It’s been three years since that bright day in the Golan Heights and the explosion which killed two and changed the survivors forever.
Now Lindsey deals with the many problems of the city’s troubled youth, to distract her from her own. But as damp days turn to night the kids return home, or somewhere like it, and she returns to her own private war. One that exists solely for her.
Certain that she’s being watched and certain that she’s losing her mind, Lindsey battles with the demons of post traumatic stress, while a very real threat edges ever closer until she finds herself face to face with someone who wants nothing more than to finally help her to die.
I don’t think that it does justice to ‘While Nobody Is Watching’ to describe it as a psychological thriller. A thriller sets out to thrill. A psychological thriller sets out to mess with the reader’s expectations and to harness irrational or pathological behaviour to create tension, spring surprise and strengthen the thrill the reader feels. I don’t think that that’s what this book sets out to do.
Yes, the main character is under threat from an unknown person and yes that threat escalated steadily and kept me guessing about its source and turning the pages to find out what would happen next, so I can see why the thriller label might be used
The thing is, I read ‘While Nobody Is Watching’ as a fundamentally honest book that gives an unflinching account of what PTSD does to Lindsey Ryan, an ex-soldier who now works with troubled kids in Cork. It speaks to the guilt of having survived, the dislocation from no longer being in the Army with people who understand what you’ve been through, the delusions and nightmares that make you fear for your sanity, the depression that makes you want to just make everything stop, the mood swings that drive risk-taking behaviour, and the embarrassment and anxiety that carrying visible physical scars across much of your body cause.
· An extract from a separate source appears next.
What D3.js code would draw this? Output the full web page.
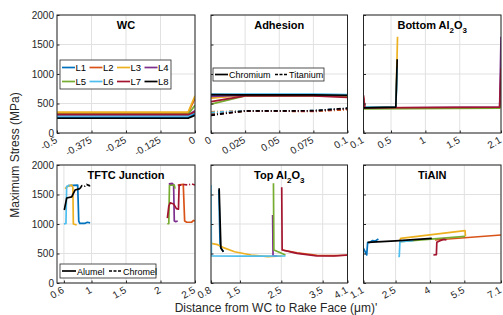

This is a book that manages to be high on authenticity without feeling like a lecture or a documentary because the authenticity centres around Lindsey Ryan herself. You see her at her worst and at her best. She feels real in a way that pushes her out of the typical thriller role of competent woman in distress and makes her into an individual who is doing her best with what she has.
I liked that nothing about Lindsey is romanticised and, by the end, nothing is hidden. The relationships between her and her ex-army comrades feel real and strong but it doesn’t feel like top-gun bullshit. These are ordinary people who have bonded because they’ve been through hell together and come out the other side. The relationships that Lindsey has with the kids also feel real. there are no Hallmark moments here, just a believable mix of strong emotions, big problems and occasional small wins.
The thriller element of the book seems to me mainly to be there to drive Lindsey to face up to the challenges in her life, to decide if she has the desire and the will to continue to live and to get her to reach out to the people around her to regain connections that will help her deal with her pain.
What I took away from reading the book wasn’t the solution to who was threatening Lindsey and why but the feeling of having met, understood and liked a woman who was facing up to some serious problems.
When the second Lindsey Ryan book, ‘The Invisible’, is published this month, I’ll be buying it not because I’m looking for a psychological thriller but because I want to know what Lindsey Ryan does next.